Snake hunters are out in full force harvesting as many Burmese pythons as possible from Florida's public lands until Sunday. It is all part of the Florida Python Challenge, a ten-day competition where professional python hunters and amateurs compete to eliminate the invasive snakes from the Everglades. First-place prizes in respective categories for the most pythons and longest snakes removed. A $10,000 grand prize was recently announced and will be awarded to the individual that takes the most snakes overall.
This year's challenge kicked off on August 5 and will wrap up on August 14. Winners will be officially announced at an awards banquet at a later date.
The Florida Python Challenge was initially started to bring attention to invasive Burmese pythons' threat to Florida's unique Everglades ecosystem.
"This competition's main intent is to bring awareness about invasive species issues," said McKayla Spencer, the Interagency Python Management Coordinator for the Florida Fish And Wildlife Conservation Commission. "It does a phenomenal job at that."
Florida's Python Problem
These invasive species disrupt Florida's native ecosystems by decimating native prey populations, such as the endangered Key Largo wood rats. They feast on various mammals, birds, and reptiles, even alligators. Burmese pythons have no natural predators, live for more than two decades, and can grow large. Pythons 18 feet long have been harvested from the Everglades. Females can lay clutches of up to 100 eggs in one reproductive cycle.
"Burmese pythons are considered invasive because they are having negative effects on our ecosystem," Spencer told Wide Open Spaces. "They are directly negatively impacting the environment by eating mammals, reptiles, and birds. That is just the direct effect. There are likely many indirect effects that are occurring. That is why we need to control this species."
According to the USGS, severe mammal declines in Everglades National Park have been linked to Burmese pythons. One study reported that populations of raccoons had dropped 99.3 percent, opossums 98.9 percent, and bobcats 87.5 percent since 1997. Marsh rabbits, cottontail rabbits, and foxes have effectively disappeared.
The mammals that have declined most significantly have been regularly found in the stomachs of Burmese pythons removed from Everglades National Park and elsewhere in Florida. They can reach huge sizes, allowing them to target more prey that other native snakes could never attempt.
"We regularly pull 10-foot pythons out of the Everglades," Spencer said. "We have no native snake in the entire United States that gets anywhere near that size."
This Year's Florida Python Challenge
The current Florida Python Challenge is the fifth event that has been held. The first was in 2013, then again in 2016, before becoming an annual event in 2019.
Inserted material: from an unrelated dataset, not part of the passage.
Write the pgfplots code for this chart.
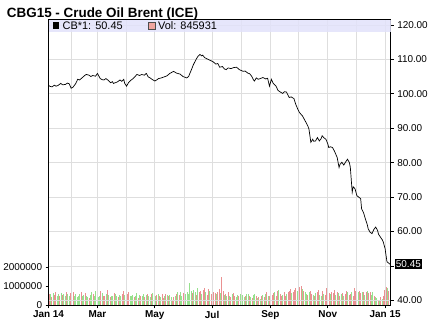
\documentclass[border=0pt]{standalone}
\usepackage{pgfplots}
\usepackage{pgfplotstable}
\pgfplotsset{compat=1.18}
\usepackage{fontspec}
\setmainfont{Liberation Sans}
\definecolor{gridc}{RGB}{222,222,222}
\definecolor{bandc}{RGB}{226,226,250}
\definecolor{volg}{RGB}{150,225,140}
\definecolor{volr}{RGB}{234,145,145}
\definecolor{legp}{RGB}{240,165,160}

% volume in thousands, u=1 up day (green), u=0 down day (red)
\pgfplotstableread{
v u
620 0
580 1
450 0
640 1
560 0
700 0
520 1
600 1
480 0
650 1
540 0
610 1
470 1
690 0
580 1
510 1
630 0
560 1
720 0
500 1
590 1
450 1
520 1
600 1
710 0
480 1
560 1
640 0
500 1
420 1
380 0
560 1
680 1
620 0
500 1
740 1
580 0
450 1
520 1
760 0
640 1
520 0
480 0
600 1
820 0
560 1
430 0
520 1
480 1
650 0
580 1
470 1
420 0
560 1
500 1
620 0
780 0
540 1
450 1
600 0
720 0
510 1
480 1
560 1
420 0
500 1
640 1
380 0
560 1
470 0
520 1
610 1
450 0
540 1
600 0
500 1
420 1
580 0
660 1
520 0
480 1
560 0
610 1
520 0
460 1
580 0
400 0
500 1
620 0
540 1
480 0
560 1
420 1
300 0
460 0
520 1
600 0
680 1
540 0
720 1
480 1
650 0
760 1
580 1
700 1
620 1
1180 1
780 1
650 0
820 1
700 1
560 0
900 1
680 0
760 0
620 1
820 0
940 0
700 1
560 0
880 0
740 1
600 0
820 1
700 0
640 0
580 1
720 0
880 0
660 1
1480 0
760 0
540 1
620 0
480 1
700 0
520 1
460 0
580 1
640 0
500 0
420 1
560 1
480 0
620 1
700 0
540 1
460 1
520 0
580 1
620 1
500 0
440 1
400 0
560 1
620 1
480 0
380 1
420 0
360 1
500 0
560 1
440 0
620 1
680 0
520 1
480 0
400 1
560 0
640 0
700 1
520 0
740 0
800 1
620 0
480 0
560 1
680 0
520 0
600 1
720 0
780 0
860 0
640 1
700 0
820 0
900 0
760 1
680 0
960 0
1020 0
860 1
780 0
700 1
620 1
560 0
680 1
740 0
620 0
560 1
500 0
640 1
700 0
820 0
560 1
480 1
760 0
620 1
540 0
900 0
780 1
640 0
580 1
700 0
640 0
820 0
560 1
720 0
660 1
500 0
580 1
640 0
520 1
600 0
760 0
680 1
560 0
620 0
700 1
480 0
900 0
760 0
820 0
700 1
760 0
640 0
720 1
680 0
560 1
700 0
780 1
640 0
720 0
560 1
680 1
500 0
440 1
380 1
300 0
260 1
420 0
360 1
480 0
820 0
960 0
900 1
760 0
880 0
}\voltable

\begin{document}
\begin{tikzpicture}
% ---------- volume axis ----------
\begin{axis}[
  at={(0pt,0pt)}, anchor=south west,
  width=344pt, height=287pt, scale only axis,
  xmin=-0.5, xmax=257.5, ymin=0, ymax=15000,
  xtick=\empty,
  axis line style={draw=none},
  scaled y ticks=false,
  ytick={0,1000,2000}, yticklabels={0,1000000,2000000},
  ytick pos=left, tick align=outside, major tick length=3pt,
  tick style={black, line width=0.6pt},
  yticklabel style={font=\fontsize{10}{12}\selectfont},
]
\addplot[ycomb, volg, line width=0.9pt, mark=none]
  table[x expr=\coordindex, y expr={\thisrow{v}*\thisrow{u}}]{\voltable};
\addplot[ycomb, volr, line width=0.9pt, mark=none]
  table[x expr=\coordindex, y expr={\thisrow{v}*(1-\thisrow{u})}]{\voltable};
\end{axis}

% ---------- price axis ----------
\begin{axis}[
  at={(0pt,0pt)}, anchor=south west,
  width=344pt, height=287pt, scale only axis,
  xmin=7, xmax=371, ymin=38.56, ymax=121.44,
  xtick={7,59,120,181,243,304,365},
  xticklabels={Jan 14,Mar,May,Jul,Sep,Nov,Jan 15},
  minor xtick={31,90,151,212,273,334},
  ytick={40,50,...,120},
  yticklabels={40.00,,60.00,70.00,80.00,90.00,100.00,110.00,120.00},
  grid=both,
  major grid style={gridc, line width=0.6pt},
  minor grid style={gridc, line width=0.6pt},
  minor tick length=0pt, major tick length=3pt, tick align=outside,
  xtick pos=bottom, ytick pos=right, yticklabel pos=right,
  axis line style={black, line width=0.8pt},
  tick style={black, line width=0.6pt},
  xticklabel style={font=\bfseries\fontsize{10}{12}\selectfont, yshift=1pt},
  yticklabel style={font=\fontsize{10}{12}\selectfont},
  clip mode=individual,
]
\fill[bandc, opacity=0.85] (rel axis cs:0,1) rectangle ([yshift=-12pt]rel axis cs:1,1);
\addplot[black, line width=0.7pt, mark=none] coordinates {
(7,102.4)(9,102.1)(11,102.0)(13,102.5)(15,102.2)(17,102.4)(20,103.0)(22,102.6)
(25,102.7)(27,103.1)(29,102.9)(31,101.6)(33,101.9)(36,103.0)(38,104.2)(40,104.0)
(43,104.7)(45,105.2)(47,105.6)(50,105.4)(52,105.0)(54,105.3)(57,105.1)(59,105.9)
(61,104.9)(62,104.4)(64,104.1)(66,104.0)(68,104.4)(70,104.0)(73,103.2)(75,103.5)
(76,103.0)(78,103.2)(80,103.4)(83,104.0)(85,103.6)(87,104.2)(88,103.0)(90,102.2)
(92,103.2)(94,103.8)(96,104.2)(99,105.0)(101,105.6)(104,105.3)(106,105.6)(109,105.4)
(111,105.9)(113,104.9)(115,104.6)(117,104.2)(120,103.7)(122,104.0)(124,104.4)(127,104.6)
(130,104.9)(133,105.2)(136,105.9)(140,106.5)(143,106.0)(147,105.7)(150,105.0)(154,104.6)
(156,105.0)(157,105.7)(159,107.0)(161,108.4)(164,110.0)(166,110.9)(168,111.4)(170,111.0)
(171,111.2)(173,110.5)(175,110.2)(178,109.8)(182,109.3)(185,108.6)(187,108.8)(189,107.7)
(192,107.9)(194,107.2)(196,107.0)(198,107.5)(201,107.3)(204,107.6)(207,107.7)(210,107.0)
(214,106.5)(216,106.6)(219,106.0)(221,105.8)(223,105.1)(225,104.0)(226,103.7)(228,104.6)
(230,104.2)(233,104.5)(235,104.7)(238,104.3)(240,104.5)(242,102.2)(244,104.2)(246,103.0)
(249,102.2)(251,101.0)(253,100.6)(256,100.1)(258,100.6)(260,100.5)(263,98.9)(265,99.1)
(268,98.6)(270,96.9)(272,95.6)(274,94.5)(277,93.6)(279,92.6)(281,91.6)(283,90.5)
(284,89.7)(286,85.9)(288,86.8)(289,86.2)(291,86.3)(293,87.3)(295,86.3)(297,87.0)
(298,87.8)(300,87.2)(302,86.8)(304,85.5)(305,84.4)(307,84.6)(309,84.4)(311,83.4)
(314,81.5)(316,78.6)(317,79.5)(319,80.1)(321,79.3)(323,80.2)(325,81.0)(327,80.0)
(328,78.6)(330,71.4)(331,73.0)(333,72.4)(335,70.4)(337,70.0)(339,69.5)(340,66.6)
(342,65.5)(344,63.7)(346,62.0)(347,60.8)(349,59.8)(351,59.4)(353,60.6)(355,61.3)
(357,60.3)(358,59.2)(360,58.4)(362,57.6)(363,57.0)(365,55.0)(366,53.0)(367,51.2)
(369,50.8)(370.5,50.45)
};
% legend band content
\fill[black] ([shift={(4pt,-9.5pt)}]rel axis cs:0,1) rectangle ++(7pt,7pt);
\node[anchor=west, inner sep=0pt, font=\fontsize{11}{12}\selectfont]
  at ([shift={(14pt,-6pt)}]rel axis cs:0,1) {CB*1: 50.45};
\filldraw[fill=legp, draw=black!70, line width=0.4pt]
  ([shift={(100pt,-9.5pt)}]rel axis cs:0,1) rectangle ++(7pt,7pt);
\node[anchor=west, inner sep=0pt, font=\fontsize{11}{12}\selectfont]
  at ([shift={(110pt,-6pt)}]rel axis cs:0,1) {Vol: 845931};
% last value box
\node[anchor=west, xshift=4pt, fill=black, text=white, inner xsep=1pt, inner ysep=1.5pt,
  font=\fontsize{10}{12}\selectfont]
  at (axis cs:371,50.45) {50.45};
\end{axis}

\node[anchor=base west, inner sep=0pt, font=\bfseries\fontsize{13.5}{15}\selectfont]
  at (-42pt,289pt) {CBG15 - Crude Oil Brent (ICE)};
\useasboundingbox (-48pt,-16pt) rectangle (383pt,307pt);
\end{tikzpicture}
\end{document}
In years past, the event was held in July. This year the event runs in August, a timing tweak meant to align the challenge with the Burmese python's hatchling season.
"There were many things that we continued on that were very successful in past years, but we were able to have this a little bit later in the summer than in the past," Spencer said. "What we were able to do with that is hit more of that hatchling season. This means we are able to get more snakes before they grow into adults. We have had quite a few pythons turned into check stations, and we have had quite a few hatchlings represented across some of those snakes that have been turned in."
Spencer said there are currently around 950 participants representing more than thirty states hunting the Everglades for pythons.
To register, participants went to flpythonchallenge.org and filled out a form. There is a $25 fee, and all participants must take the easily-accessible and required online training. Participants can also view the optional training page, which includes additional tools to help search for and safely capture pythons.
Pythons must be humanely killed and turned in dead. Participants face disqualification if they turn in pythons killed inhumanely.
And it doesn't have to stop with the end of the Python Challenge. Hunters can take pythons - without a hunting license or permit - year-round on 25 of the Florida Wildlife Commission's managed public lands in South Florida, according to Executive Order 20-17.
"The negative effects of these invasive pythons are very bad," Spencer said. "On top of that, they are very good at hiding. Their detection rates are less than one percent. They are extremely hard to find. That makes them overall very hard to control or get any real numbers on."
The challenge is just part of Florida's overall python management program.
"We are always actively looking at new innovative tools to continue better controlling the species," Spencer said. "We are applying multiple control methods across the landscape. Essentially we are doing everything we can to continue controlling the species and get better at it."
In recent years Florida has increased the number of paid contractors in the python-removal program to approximately 100. Since 2017, contractors have removed more than 10,000 invasive pythons. The state has also recently added the services of scent-detector dogs to sniff out Burmese pythons in the Everglades.
Another technique is scout snakes, tagged male pythons used to track female egg-laying snakes during the breeding season. The recent record-breaking heaviest python was detected using this scout snake method.
The Florida Python Challenge is elevating public understanding of the invasive python problem in a way that Spencer hopes will last beyond the official challenge window.
"Getting the message out and bringing awareness to the python program is exactly what this challenge is designed to do," she said. "We are excited that people are registering and participating and that the challenge is doing what we want it to do."